Summary:
- CRE sales totaled $38 billion in June 2025, down 15.7 percent from a year earlier, according to JP Morgan.
- Retail rose 37.4 percent, industrial 15.0 percent and office 11.5 percent; apartments fell 46.1 percent and hotels 45.6 percent.
- The average cap rate in June was 6.48 percent, down 25 basis points from May.
TOTAL COMMERCIAL REAL estate sales volume was $38 billion in June, down 15.7 percent from $45.1 billion in June 2024, according to JP Morgan. Entity-level deals totaled $887 million, compared to $10 billion a year earlier.
Volume rose 5.8 percent year over year excluding entity deals, JP Morgan reported, citing MSCI Real Assets data.
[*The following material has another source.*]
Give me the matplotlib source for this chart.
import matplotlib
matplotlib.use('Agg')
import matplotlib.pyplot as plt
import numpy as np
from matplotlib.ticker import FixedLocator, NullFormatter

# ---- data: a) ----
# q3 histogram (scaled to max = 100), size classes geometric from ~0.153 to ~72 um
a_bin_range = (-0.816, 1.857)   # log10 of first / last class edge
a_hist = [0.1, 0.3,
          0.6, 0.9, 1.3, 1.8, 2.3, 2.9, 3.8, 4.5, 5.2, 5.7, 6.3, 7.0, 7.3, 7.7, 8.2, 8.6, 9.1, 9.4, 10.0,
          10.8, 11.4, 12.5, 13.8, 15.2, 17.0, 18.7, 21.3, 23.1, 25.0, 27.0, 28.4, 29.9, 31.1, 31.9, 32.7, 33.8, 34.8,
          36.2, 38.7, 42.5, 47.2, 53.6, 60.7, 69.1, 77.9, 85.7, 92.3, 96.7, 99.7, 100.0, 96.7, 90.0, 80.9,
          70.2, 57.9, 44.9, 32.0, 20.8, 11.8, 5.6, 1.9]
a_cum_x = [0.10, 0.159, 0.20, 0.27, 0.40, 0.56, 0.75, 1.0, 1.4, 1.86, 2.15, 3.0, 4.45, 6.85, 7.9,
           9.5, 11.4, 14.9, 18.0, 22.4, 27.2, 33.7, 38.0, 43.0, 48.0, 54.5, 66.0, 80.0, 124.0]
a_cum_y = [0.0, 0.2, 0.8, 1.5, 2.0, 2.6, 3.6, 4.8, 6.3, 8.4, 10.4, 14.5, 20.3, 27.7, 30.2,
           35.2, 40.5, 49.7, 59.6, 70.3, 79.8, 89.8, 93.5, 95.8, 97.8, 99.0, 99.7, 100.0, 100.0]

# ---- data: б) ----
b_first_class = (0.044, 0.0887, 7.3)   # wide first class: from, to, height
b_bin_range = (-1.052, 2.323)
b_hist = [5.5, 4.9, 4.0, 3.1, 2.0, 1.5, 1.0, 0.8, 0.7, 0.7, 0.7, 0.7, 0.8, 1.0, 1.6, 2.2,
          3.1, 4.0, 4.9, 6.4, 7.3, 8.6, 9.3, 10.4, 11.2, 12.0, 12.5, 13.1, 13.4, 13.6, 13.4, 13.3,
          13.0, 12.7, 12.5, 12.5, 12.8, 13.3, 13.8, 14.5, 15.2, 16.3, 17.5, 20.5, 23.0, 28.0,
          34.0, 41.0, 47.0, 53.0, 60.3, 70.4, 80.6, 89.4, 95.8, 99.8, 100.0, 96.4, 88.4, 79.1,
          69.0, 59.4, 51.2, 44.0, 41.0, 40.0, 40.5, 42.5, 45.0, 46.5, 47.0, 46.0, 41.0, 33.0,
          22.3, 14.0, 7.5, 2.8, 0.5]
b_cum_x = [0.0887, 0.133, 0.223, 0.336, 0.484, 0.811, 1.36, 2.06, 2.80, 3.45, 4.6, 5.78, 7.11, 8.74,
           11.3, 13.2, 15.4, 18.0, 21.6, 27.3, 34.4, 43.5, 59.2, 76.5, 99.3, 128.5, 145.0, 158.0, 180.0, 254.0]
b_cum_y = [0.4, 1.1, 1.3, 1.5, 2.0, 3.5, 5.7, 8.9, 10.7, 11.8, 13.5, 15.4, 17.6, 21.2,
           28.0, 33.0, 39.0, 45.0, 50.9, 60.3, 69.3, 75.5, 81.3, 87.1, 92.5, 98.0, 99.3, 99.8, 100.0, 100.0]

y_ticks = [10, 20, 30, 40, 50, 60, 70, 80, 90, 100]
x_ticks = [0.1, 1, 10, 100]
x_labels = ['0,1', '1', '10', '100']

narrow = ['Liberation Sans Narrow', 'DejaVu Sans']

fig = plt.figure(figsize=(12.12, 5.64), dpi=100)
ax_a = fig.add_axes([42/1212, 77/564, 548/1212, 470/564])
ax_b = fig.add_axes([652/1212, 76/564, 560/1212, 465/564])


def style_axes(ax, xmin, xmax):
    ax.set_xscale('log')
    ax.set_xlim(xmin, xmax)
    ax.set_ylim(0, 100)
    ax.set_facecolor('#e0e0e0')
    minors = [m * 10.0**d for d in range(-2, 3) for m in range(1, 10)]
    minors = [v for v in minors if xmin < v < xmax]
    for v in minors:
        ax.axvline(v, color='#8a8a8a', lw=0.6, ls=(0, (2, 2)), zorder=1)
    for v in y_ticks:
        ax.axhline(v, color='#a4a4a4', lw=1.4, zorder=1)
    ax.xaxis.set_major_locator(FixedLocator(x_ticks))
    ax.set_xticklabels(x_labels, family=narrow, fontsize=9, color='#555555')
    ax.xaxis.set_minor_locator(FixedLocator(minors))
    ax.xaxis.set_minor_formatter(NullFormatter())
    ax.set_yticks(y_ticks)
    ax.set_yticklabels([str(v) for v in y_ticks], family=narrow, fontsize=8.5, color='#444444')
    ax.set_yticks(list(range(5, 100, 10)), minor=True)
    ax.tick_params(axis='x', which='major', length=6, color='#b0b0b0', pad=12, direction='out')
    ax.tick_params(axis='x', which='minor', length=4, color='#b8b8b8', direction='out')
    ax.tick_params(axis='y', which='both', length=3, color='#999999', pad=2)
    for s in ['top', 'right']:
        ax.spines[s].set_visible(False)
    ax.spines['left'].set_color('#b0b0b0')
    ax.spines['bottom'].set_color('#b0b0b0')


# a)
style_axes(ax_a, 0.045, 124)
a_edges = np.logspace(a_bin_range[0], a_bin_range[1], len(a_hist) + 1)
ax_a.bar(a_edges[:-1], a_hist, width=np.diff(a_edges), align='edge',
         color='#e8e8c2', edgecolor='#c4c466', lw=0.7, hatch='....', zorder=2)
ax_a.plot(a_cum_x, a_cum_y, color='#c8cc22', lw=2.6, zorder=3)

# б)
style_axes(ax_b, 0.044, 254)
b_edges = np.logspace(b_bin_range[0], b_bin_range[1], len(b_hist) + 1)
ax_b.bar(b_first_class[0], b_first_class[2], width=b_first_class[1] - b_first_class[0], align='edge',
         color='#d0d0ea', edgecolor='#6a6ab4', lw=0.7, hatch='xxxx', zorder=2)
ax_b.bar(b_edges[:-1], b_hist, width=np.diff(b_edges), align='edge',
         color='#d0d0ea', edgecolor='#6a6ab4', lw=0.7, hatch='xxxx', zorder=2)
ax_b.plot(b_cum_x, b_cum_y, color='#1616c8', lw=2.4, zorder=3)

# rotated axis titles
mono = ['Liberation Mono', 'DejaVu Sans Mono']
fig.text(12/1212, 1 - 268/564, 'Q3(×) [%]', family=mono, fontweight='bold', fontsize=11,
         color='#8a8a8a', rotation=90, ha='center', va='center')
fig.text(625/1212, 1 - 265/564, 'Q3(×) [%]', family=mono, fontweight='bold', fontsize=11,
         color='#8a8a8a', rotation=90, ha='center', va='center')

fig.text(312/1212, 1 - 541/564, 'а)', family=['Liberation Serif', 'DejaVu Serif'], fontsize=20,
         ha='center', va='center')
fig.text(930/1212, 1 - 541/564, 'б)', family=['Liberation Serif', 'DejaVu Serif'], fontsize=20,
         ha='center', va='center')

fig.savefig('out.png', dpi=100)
“Second-quarter activity is tracking well above our assumptions,” said analysts at JP Morgan. “We would characterize this as well ahead of our capital markets revenue assumptions in our commercial real estate services companies’ models, which average year-over-year growth of 8 percent for the second quarter of 2025.”
MSCI revised April and May volumes upward, JP Morgan said. April rose 38 percent to $36.1 billion, a 35.1 percent increase from a year earlier. May increased 30 percent to $35.9 billion, up 15.9 percent year over year. If June follows its typical 30 percent revision, total CRE sales for the second quarter would reach $120.2 billion, a 29.6 percent increase from the same period in 2024.
These figures exceed the 8 percent average growth analysts had projected for second-quarter capital markets revenue, the report said. While transaction volume does not directly translate to revenue, the strength points to upside for CRE services earnings.
Retail, industrial and office transaction volume rose year over year in June, while apartments and hotels declined. Retail increased 37.4 percent, industrial 15 percent and office 11.5 percent. Apartment volume fell 46.1 percent and hotel volume declined 45.6 percent.
“However, we do note that it is not apples-to-apples given capital markets revenue includes loan origination and these companies are global, whereas the data we point out here from MSCI Real Assets reflects only the United States,” the analysts said. “Looking beyond the United States CRE transaction volume data, from what we can tell, all data seem to be pointing to a stronger-than-expected second-quarter earnings quarter and with some tailwinds from foreign exchange, we think second-quarter earnings season for the brokers should be solid.”
The average cap rate for all transactions in June 2025 was 6.48 percent, down 25 basis points from May. Among assets sold in June, average cap rates were 7.25 percent for office, down 32 basis points; 6.74 percent for industrial, up 9 basis points; 7.10 percent for retail, up 9 basis points; 5.41 percent for apartments, down 18 basis points and 8.62 percent for hotels, down 2 basis points.
A recent CoStar report found that the United States hotel transaction market in 2025 has shifted toward deals below $50 million.